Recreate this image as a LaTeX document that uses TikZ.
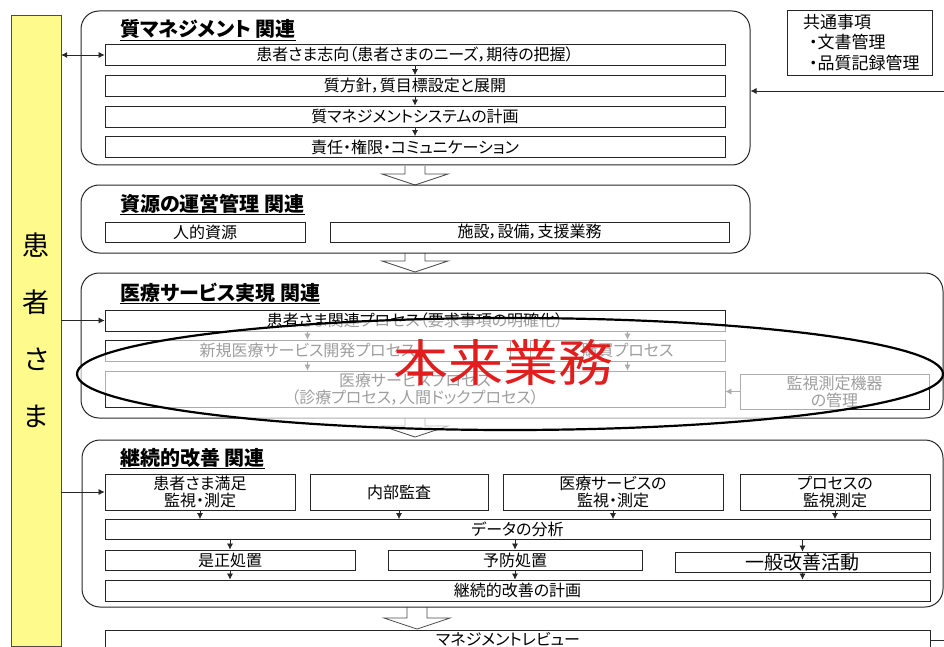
\documentclass[tikz,border=0pt]{standalone}
\usepackage{fontspec}
\setmainfont{Noto Sans CJK JP}[RawFeature=+palt]
\usetikzlibrary{shapes.geometric,arrows.meta}
\definecolor{pbar}{RGB}{255,250,140}
\definecolor{hred}{RGB}{225,30,30}
\begin{document}
\begin{tikzpicture}[x=1pt,y=-1pt,
  lc/.style={draw=black!85},
  frame/.style={lc, line width=1pt, rounded corners=18pt, inner sep=0pt},
  rowbox/.style={lc, line width=0.8pt, inner sep=0pt, align=center, font=\fontsize{16}{17}\selectfont},
  ttl/.style={anchor=base west, inner sep=0pt, font=\fontsize{20}{22}\selectfont\bfseries},
  flow/.style={-{Latex[length=6pt,width=6pt]}, line width=0.7pt, black!85},
  pics/hollow/.style={code={\draw[draw=black!70, fill=white, line width=0.8pt]
     (-10,-#1) -- (-10,-11) -- (-33,-11) -- (0,0) -- (33,-11) -- (10,-11) -- (10,-#1);}},
  pics/hollow/.default=19
]
\useasboundingbox (0,0) rectangle (944,647);

% patient bar
\node[draw=black!70, fill=pbar, minimum width=50pt, minimum height=631pt, inner sep=0pt,
      align=center, font=\fontsize{27}{57}\selectfont] (pt) at (36,330.5) {患\\者\\さ\\ま};

% common items
\node[lc, line width=0.8pt, minimum height=65pt, text width=113pt, inner xsep=16pt, align=left,
      font=\fontsize{17}{20.5}\selectfont] (kt) at (859.5,42.5)
  {共通事項\\\hspace*{6pt}・文書管理\\\hspace*{6pt}・品質記録管理};

% hollow arrows
\pic at (415,185) {hollow};
\pic at (415,272) {hollow};
\pic at (415,437) {hollow};
\pic at (417,629) {hollow=22};

% group 1
\node[frame, minimum width=669pt, minimum height=154pt] (g1) at (415.5,88) {};
\node[ttl] (t1) at (120,37) {\underline{質マネジメント 関連}};
\node[rowbox, minimum width=620pt, minimum height=21pt] (q1) at (415,55) {患者さま志向（患者さまのニーズ，期待の把握）};
\node[rowbox, minimum width=620pt, minimum height=21pt] (q2) at (415,86) {質方針，質目標設定と展開};
\node[rowbox, minimum width=620pt, minimum height=21pt] (q3) at (415,116.5) {質マネジメントシステムの計画};
\node[rowbox, minimum width=620pt, minimum height=21pt] (q4) at (415,147) {責任・権限・コミュニケーション};
\draw[flow] (q1) -- (q2);
\draw[flow] (q2) -- (q3);
\draw[flow] (q3) -- (q4);

% group 2
\node[frame, minimum width=669pt, minimum height=68pt] (g2) at (415.5,219) {};
\node[ttl] (t2) at (120,211) {\underline{資源の運営管理 関連}};
\node[rowbox, minimum width=200pt, minimum height=20pt] (r1) at (205,232) {人的資源};
\node[rowbox, minimum width=399pt, minimum height=20pt] (r2) at (529.5,232) {施設，設備，支援業務};

% group 3
\node[frame, minimum width=862pt, minimum height=145pt] (g3) at (512,345.5) {};
\node[ttl] (t3) at (120,300) {\underline{医療サービス実現 関連}};
\node[rowbox, minimum width=620pt, minimum height=21pt] (s1) at (415,320.5) {患者さま関連プロセス（要求事項の明確化）};
\node[rowbox, minimum width=405pt, minimum height=21pt] (s2a) at (307.5,350.5) {新規医療サービス開発プロセス};
\node[rowbox, minimum width=195pt, minimum height=21pt] (s2b) at (627.5,350.5) {購買プロセス};
\node[rowbox, minimum width=620pt, minimum height=36pt] (s3) at (415,389) {医療サービスプロセス\\（診療プロセス，人間ドックプロセス）};
\node[rowbox, minimum width=189pt, minimum height=35pt] (s4) at (834.5,391.5) {監視測定機器\\の管理};
\draw[flow] (s1.south -| s2a.north) -- (s2a.north);
\draw[flow] (s1.south -| s2b.north) -- (s2b.north);
\draw[flow] (s2a.south) -- (s2a.south |- s3.north);
\draw[flow] (s2b.south) -- (s2b.south |- s3.north);
\draw[flow] (s4.west) -- (s4.west -| s3.east);

% group 4
\node[frame, minimum width=861pt, minimum height=167pt] (g4) at (512.5,523.5) {};
\node[ttl] (t4) at (120,465) {\underline{継続的改善 関連}};
\node[rowbox, minimum width=190pt, minimum height=36pt] (u1) at (200,492) {患者さま満足\\監視・測定};
\node[rowbox, minimum width=178pt, minimum height=36pt] (u2) at (399,492) {内部監査};
\node[rowbox, minimum width=220pt, minimum height=36pt] (u3) at (613,492) {医療サービスの\\監視・測定};
\node[rowbox, minimum width=190pt, minimum height=36pt] (u4) at (835,492) {プロセスの\\監視測定};
\node[rowbox, minimum width=825pt, minimum height=20pt] (d) at (517.5,529.5) {データの分析};
\node[rowbox, minimum width=250pt, minimum height=20pt] (c1) at (230,560) {是正処置};
\node[rowbox, minimum width=254pt, minimum height=20pt] (c2) at (515,560) {予防処置};
\node[rowbox, minimum width=255pt, minimum height=20pt, font=\fontsize{19}{21}\selectfont] (c3) at (802.5,562) {一般改善活動};
\node[rowbox, minimum width=825pt, minimum height=21pt] (p) at (517.5,590.5) {継続的改善の計画};
\foreach \u in {u1,u2,u3,u4} \draw[flow] (\u.south) -- (\u.south |- d.north);
\foreach \c in {c1,c2,c3} {
  \draw[flow] (d.south -| \c.north) -- (\c.north);
  \draw[flow] (\c.south) -- (\c.south |- p.north);
}

% management review
\node[rowbox, minimum width=825pt, minimum height=30pt, anchor=north] (m) at (517.5,630) {};
\node[anchor=north, inner sep=0pt, font=\fontsize{16}{17}\selectfont] (mt) at (508,632) {マネジメントレビュー};

% connectors from patient bar and right side
\draw[{Latex[length=6pt,width=6pt]}-{Latex[length=6pt,width=6pt]}, line width=0.7pt, black!85] (pt.east |- q1) -- (q1.west);
\draw[flow] (pt.east |- s1) -- (s1.west);
\draw[flow] (pt.east |- u1) -- (u1.west);
\coordinate (rt) at (944,91);
\draw[flow] (rt) -- (rt -| g1.east);
\coordinate (rb) at (944,640);
\draw[line width=0.8pt, black!85] (rb -| m.east) -- (rb);

% ellipse overlay
\node[draw, ellipse, line width=2.2pt, fill=white, fill opacity=0.62, draw opacity=1,
      minimum width=866pt, minimum height=112pt, inner sep=0pt] (el) at (510,374) {};
\node[text=hred, inner sep=0pt, xscale=1.1, font=\fontsize{50}{52}\selectfont] (hon) at (503,362) {本来業務};
\end{tikzpicture}
\end{document}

:: Goal of the exercise ::
Without including any picture, repeat the data exactly.

:: Output ::
Recreate this image as a LaTeX document that uses TikZ.
\documentclass[tikz,border=0pt]{standalone}
\usepackage{fontspec}
\setmainfont{Noto Sans CJK JP}[RawFeature=+palt]
\usetikzlibrary{shapes.geometric,arrows.meta}
\definecolor{pbar}{RGB}{255,250,140}
\definecolor{hred}{RGB}{225,30,30}
\begin{document}
\begin{tikzpicture}[x=1pt,y=-1pt,
  lc/.style={draw=black!85},
  frame/.style={lc, line width=1pt, rounded corners=18pt, inner sep=0pt},
  rowbox/.style={lc, line width=0.8pt, inner sep=0pt, align=center, font=\fontsize{16}{17}\selectfont},
  ttl/.style={anchor=base west, inner sep=0pt, font=\fontsize{20}{22}\selectfont\bfseries},
  flow/.style={-{Latex[length=6pt,width=6pt]}, line width=0.7pt, black!85},
  pics/hollow/.style={code={\draw[draw=black!70, fill=white, line width=0.8pt]
     (-10,-#1) -- (-10,-11) -- (-33,-11) -- (0,0) -- (33,-11) -- (10,-11) -- (10,-#1);}},
  pics/hollow/.default=19
]
\useasboundingbox (0,0) rectangle (944,647);

% patient bar
\node[draw=black!70, fill=pbar, minimum width=50pt, minimum height=631pt, inner sep=0pt,
      align=center, font=\fontsize{27}{57}\selectfont] (pt) at (36,330.5) {患\\者\\さ\\ま};

% common items
\node[lc, line width=0.8pt, minimum height=65pt, text width=113pt, inner xsep=16pt, align=left,
      font=\fontsize{17}{20.5}\selectfont] (kt) at (859.5,42.5)
  {共通事項\\\hspace*{6pt}・文書管理\\\hspace*{6pt}・品質記録管理};

% hollow arrows
\pic at (415,185) {hollow};
\pic at (415,272) {hollow};
\pic at (415,437) {hollow};
\pic at (417,629) {hollow=22};

% group 1
\node[frame, minimum width=669pt, minimum height=154pt] (g1) at (415.5,88) {};
\node[ttl] (t1) at (120,37) {\underline{質マネジメント 関連}};
\node[rowbox, minimum width=620pt, minimum height=21pt] (q1) at (415,55) {患者さま志向（患者さまのニーズ，期待の把握）};
\node[rowbox, minimum width=620pt, minimum height=21pt] (q2) at (415,86) {質方針，質目標設定と展開};
\node[rowbox, minimum width=620pt, minimum height=21pt] (q3) at (415,116.5) {質マネジメントシステムの計画};
\node[rowbox, minimum width=620pt, minimum height=21pt] (q4) at (415,147) {責任・権限・コミュニケーション};
\draw[flow] (q1) -- (q2);
\draw[flow] (q2) -- (q3);
\draw[flow] (q3) -- (q4);

% group 2
\node[frame, minimum width=669pt, minimum height=68pt] (g2) at (415.5,219) {};
\node[ttl] (t2) at (120,211) {\underline{資源の運営管理 関連}};
\node[rowbox, minimum width=200pt, minimum height=20pt] (r1) at (205,232) {人的資源};
\node[rowbox, minimum width=399pt, minimum height=20pt] (r2) at (529.5,232) {施設，設備，支援業務};

% group 3
\node[frame, minimum width=862pt, minimum height=145pt] (g3) at (512,345.5) {};
\node[ttl] (t3) at (120,300) {\underline{医療サービス実現 関連}};
\node[rowbox, minimum width=620pt, minimum height=21pt] (s1) at (415,320.5) {患者さま関連プロセス（要求事項の明確化）};
\node[rowbox, minimum width=405pt, minimum height=21pt] (s2a) at (307.5,350.5) {新規医療サービス開発プロセス};
\node[rowbox, minimum width=195pt, minimum height=21pt] (s2b) at (627.5,350.5) {購買プロセス};
\node[rowbox, minimum width=620pt, minimum height=36pt] (s3) at (415,389) {医療サービスプロセス\\（診療プロセス，人間ドックプロセス）};
\node[rowbox, minimum width=189pt, minimum height=35pt] (s4) at (834.5,391.5) {監視測定機器\\の管理};
\draw[flow] (s1.south -| s2a.north) -- (s2a.north);
\draw[flow] (s1.south -| s2b.north) -- (s2b.north);
\draw[flow] (s2a.south) -- (s2a.south |- s3.north);
\draw[flow] (s2b.south) -- (s2b.south |- s3.north);
\draw[flow] (s4.west) -- (s4.west -| s3.east);

% group 4
\node[frame, minimum width=861pt, minimum height=167pt] (g4) at (512.5,523.5) {};
\node[ttl] (t4) at (120,465) {\underline{継続的改善 関連}};
\node[rowbox, minimum width=190pt, minimum height=36pt] (u1) at (200,492) {患者さま満足\\監視・測定};
\node[rowbox, minimum width=178pt, minimum height=36pt] (u2) at (399,492) {内部監査};
\node[rowbox, minimum width=220pt, minimum height=36pt] (u3) at (613,492) {医療サービスの\\監視・測定};
\node[rowbox, minimum width=190pt, minimum height=36pt] (u4) at (835,492) {プロセスの\\監視測定};
\node[rowbox, minimum width=825pt, minimum height=20pt] (d) at (517.5,529.5) {データの分析};
\node[rowbox, minimum width=250pt, minimum height=20pt] (c1) at (230,560) {是正処置};
\node[rowbox, minimum width=254pt, minimum height=20pt] (c2) at (515,560) {予防処置};
\node[rowbox, minimum width=255pt, minimum height=20pt, font=\fontsize{19}{21}\selectfont] (c3) at (802.5,562) {一般改善活動};
\node[rowbox, minimum width=825pt, minimum height=21pt] (p) at (517.5,590.5) {継続的改善の計画};
\foreach \u in {u1,u2,u3,u4} \draw[flow] (\u.south) -- (\u.south |- d.north);
\foreach \c in {c1,c2,c3} {
  \draw[flow] (d.south -| \c.north) -- (\c.north);
  \draw[flow] (\c.south) -- (\c.south |- p.north);
}

% management review
\node[rowbox, minimum width=825pt, minimum height=30pt, anchor=north] (m) at (517.5,630) {};
\node[anchor=north, inner sep=0pt, font=\fontsize{16}{17}\selectfont] (mt) at (508,632) {マネジメントレビュー};

% connectors from patient bar and right side
\draw[{Latex[length=6pt,width=6pt]}-{Latex[length=6pt,width=6pt]}, line width=0.7pt, black!85] (pt.east |- q1) -- (q1.west);
\draw[flow] (pt.east |- s1) -- (s1.west);
\draw[flow] (pt.east |- u1) -- (u1.west);
\coordinate (rt) at (944,91);
\draw[flow] (rt) -- (rt -| g1.east);
\coordinate (rb) at (944,640);
\draw[line width=0.8pt, black!85] (rb -| m.east) -- (rb);

% ellipse overlay
\node[draw, ellipse, line width=2.2pt, fill=white, fill opacity=0.62, draw opacity=1,
      minimum width=866pt, minimum height=112pt, inner sep=0pt] (el) at (510,374) {};
\node[text=hred, inner sep=0pt, xscale=1.1, font=\fontsize{50}{52}\selectfont] (hon) at (503,362) {本来業務};
\end{tikzpicture}
\end{document}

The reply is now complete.